“In Farleigh Field” by Rhys Bowen is a fact-filled historical mystery. The story takes place during 1941 in the English countryside. Inspired by the events of World War II, this is a sweeping and riveting stand-alone novel involving class, family, love, and betrayal.
She wanted to write about this era since, “I think it was the last time we had a feeling of good versus evil.”
“Everybody felt if we do not stop the evil it would be the end of the world,” Bowen said. “Because of that they were willing to make sacrifices with a great sense of duty where everyone rooted for each other. I was born in the middle of World War II. Even after the war, in England, everything was rationed until 1953, and every time you went for a walk you passed a bombsite. It was a grim atmosphere.”
The plot is built around three life long friends: Ben Cresswell, the Vicar’s son, who now serves as a homeland spy, Lady Pamela Sutton, the middle daughter of an aristocratic family who decodes German correspondence at Bletchley, and Jeremy Prescott, an injured RAF fighter pilot. Their carefree youth is contrasted with the dangers of the Nazis.
They are trying to find out about a German that died parachuting into the countryside. Many believe his mission was to deliver a mysterious message to a German spy on how to assassinate either the royal family or Winston Churchill. The suspect pool grows as the people of interest include an English P.O.W. who escaped, those escaping the German atrocities, Canadians, a governess and someone who could be a double spy.
The main and supporting characters created are very intriguing and engaging. Readers will wish Bowen would continue to re-visit them by turning the stand-alone into a series. The two male characters are Ben who is smart and loyal, while Jeremy is the ultimate bad boy. Besides Pamela, her sister Margot allows people to get a view of the German brutalities. The youngest, Phoebe, of the five Sutton daughters, befriends Alfie, taken in by the groundskeeper for safety reasons. All desire to discover the identity of the German spy.
Bowen also writes of Farleigh Field as if it is a character. In many ways it becomes the central element of the plot considering it serves as the headquarters of a British armed forces unit.
Bowen contrasts the two male leads, “Jeremy was the ultimate bad boy. He was charismatic, dashing, and daring. If I was a young girl I would have been attracted to him. As Pamela says in the book, ‘you knew you would not be quite safe with Jeremy, but you knew you were alive.’ She took for granted he would marry her, but all he wanted was sex. Ben on the other hand was someone you would turn to if you were in trouble, like an older brother. He was kind, loyal, dependable, and considerate.”
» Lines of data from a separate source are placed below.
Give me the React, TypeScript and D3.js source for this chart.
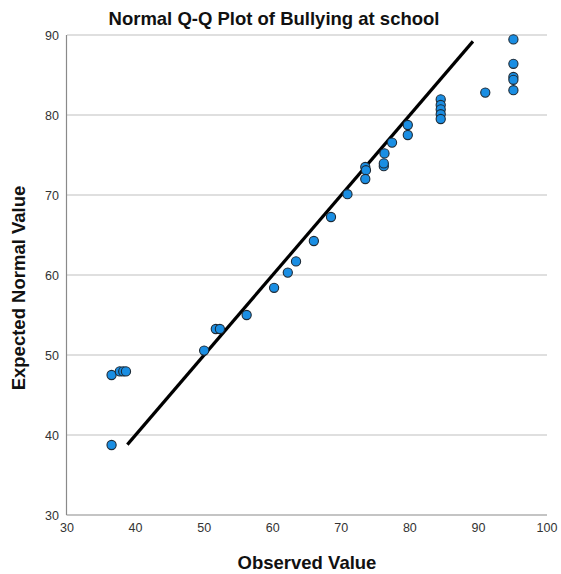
import React from "react";
import * as d3 from "d3";

const observed: number[] = [
  36.5, 36.5, 37.7, 38.2, 38.6, 50.0, 51.7, 52.3, 56.2, 60.2, 62.2, 63.4, 66.0, 68.5, 70.9,
  73.5, 73.6, 73.5, 76.2, 76.3, 76.2, 77.4, 79.7, 79.7,
  84.5, 84.5, 84.5, 84.5, 84.5, 91.0, 95.1, 95.1, 95.1, 95.1, 95.1,
];
const expected: number[] = [
  38.75, 47.5, 47.95, 47.95, 47.95, 50.55, 53.25, 53.25, 55.0, 58.4, 60.3, 61.7, 64.25, 67.25, 70.1,
  73.5, 73.1, 72.0, 73.6, 75.2, 73.95, 76.55, 78.75, 77.5,
  81.95, 81.25, 80.7, 80.1, 79.5, 82.8, 89.45, 86.4, 84.75, 84.4, 83.1,
];
const lineEnds: number[] = [38.8, 89.2];
const xTicks: number[] = [30, 40, 50, 60, 70, 80, 90, 100];
const yTicks: number[] = [30, 40, 50, 60, 70, 80, 90];
const title = "Normal Q-Q Plot of Bullying at school";
const xLabel = "Observed Value";
const yLabel = "Expected Normal Value";

export default function App() {
  const W = 561, H = 574;
  const left = 67, right = 547, top = 35, bottom = 515;
  const x = d3.scaleLinear().domain([30, 100]).range([left, right]);
  const y = d3.scaleLinear().domain([30, 90]).range([bottom, top]);
  const font = "'Liberation Sans', Arial, sans-serif";
  const line = d3.line<number>().x((v) => x(v)).y((v) => y(v));
  return (
    <svg width={W} height={H} style={{ position: "absolute", left: 0, top: 0, background: "#fff" }}>
      <rect x={0} y={0} width={W} height={H} fill="#fff" />
      {yTicks.filter((t) => t > 30).map((t) => (
        <line key={"g" + t} x1={left} x2={right} y1={y(t)} y2={y(t)} stroke="#d4d4d4" strokeWidth={1.5} />
      ))}
      <line x1={left - 0.5} x2={left - 0.5} y1={top} y2={bottom} stroke="#8a8a8a" strokeWidth={1.2} />
      <line x1={left - 0.5} x2={right} y1={bottom} y2={bottom} stroke="#8a8a8a" strokeWidth={1.2} />
      {yTicks.map((t) => (
        <text key={"yt" + t} x={left - 8} y={y(t) + 4.5} textAnchor="end" fontFamily={font} fontSize={12.5} fill="#333">{t}</text>
      ))}
      {xTicks.map((t) => (
        <text key={"xt" + t} x={x(t)} y={bottom + 17} textAnchor="middle" fontFamily={font} fontSize={12.5} fill="#333">{t}</text>
      ))}
      <path d={line(lineEnds) || ""} stroke="#000" strokeWidth={3.2} fill="none" />
      {observed.map((o, i) => (
        <circle key={"p" + i} cx={x(o)} cy={y(expected[i])} r={4.6} fill="#1a8ee3" stroke="#1d2a36" strokeWidth={1.1} />
      ))}
      <text x={274} y={25} textAnchor="middle" fontFamily={font} fontSize={18.5} fontWeight="bold" fill="#111">{title}</text>
      <text x={307} y={569} textAnchor="middle" fontFamily={font} fontSize={18.5} fontWeight="bold" fill="#111">{xLabel}</text>
      <text transform={`translate(25, 288) rotate(-90)`} textAnchor="middle" fontFamily={font} fontSize={18.5} fontWeight="bold" fill="#111">{yLabel}</text>
    </svg>
  );
}
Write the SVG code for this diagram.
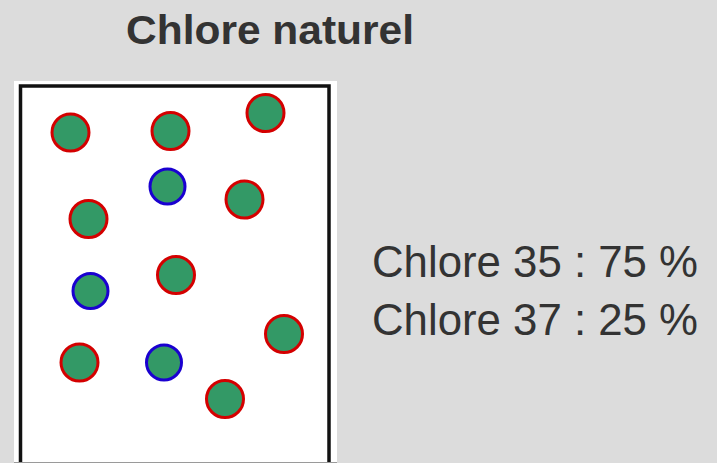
<svg xmlns="http://www.w3.org/2000/svg" width="717" height="463" viewBox="0 0 717 463">
  <style>
    .title { font-family: "Liberation Sans", "DejaVu Sans", sans-serif; font-weight: bold; font-size: 40px; fill: #333333; }
    .label { font-family: "Liberation Sans", "DejaVu Sans", sans-serif; font-size: 44px; fill: #333333; }
    .cl35 { fill: #339966; stroke: #d40000; stroke-width: 3; }
    .cl37 { fill: #339966; stroke: #1a00d0; stroke-width: 3; }
  </style>
  <rect x="0" y="0" width="717" height="463" fill="#dcdcdc"/>
  <g id="title">
    <text class="title" x="126" y="44" textLength="288" lengthAdjust="spacingAndGlyphs">Chlore naturel</text>
  </g>
  <g id="box">
    <rect x="14" y="81" width="323" height="385" fill="#ffffff"/>
    <rect x="20.5" y="86" width="308.5" height="400" fill="none" stroke="#111111" stroke-width="3.5"/>
    <line x1="14" y1="462.5" x2="337" y2="462.5" stroke="#9a9a9a" stroke-width="1"/>
  </g>
  <g id="atoms">
    <circle class="cl35" cx="70.5" cy="132.5" r="18.5"/>
    <circle class="cl35" cx="170.5" cy="131" r="18.5"/>
    <circle class="cl35" cx="265.5" cy="113" r="18.5"/>
    <circle class="cl37" cx="167.5" cy="186.5" r="17.5"/>
    <circle class="cl35" cx="244.5" cy="199.5" r="18.5"/>
    <circle class="cl35" cx="88.5" cy="219" r="18.5"/>
    <circle class="cl37" cx="90.5" cy="291" r="17.5"/>
    <circle class="cl35" cx="176" cy="275" r="18.5"/>
    <circle class="cl35" cx="284" cy="334" r="18.5"/>
    <circle class="cl35" cx="79.5" cy="362.5" r="18.5"/>
    <circle class="cl37" cx="164" cy="362.5" r="17.5"/>
    <circle class="cl35" cx="225" cy="399" r="18.5"/>
  </g>
  <g id="legend">
    <text class="label" x="372" y="277" textLength="326" lengthAdjust="spacingAndGlyphs">Chlore 35 : 75 %</text>
    <text class="label" x="372" y="335" textLength="326" lengthAdjust="spacingAndGlyphs">Chlore 37 : 25 %</text>
  </g>
</svg>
Because of its location, Farleigh Field is the setting where espionage and mysterious events occur, drawing in the countryside aristocracy. Many lost privilege, property and power as their estates were taken over by the war effort. Bowen brilliantly and interestingly describes the culture of the time where the rich and powerful either made sacrifices with the rest of the English population, or were the ones who chose to join an organization that believed in making a peace with Hitler.
This story of war, love and mystery is extremely suspenseful. It is both realistic and believable. Through the character’s eyes readers will be drawn into the era and begin to understand the sacrifices and hardships placed on English society.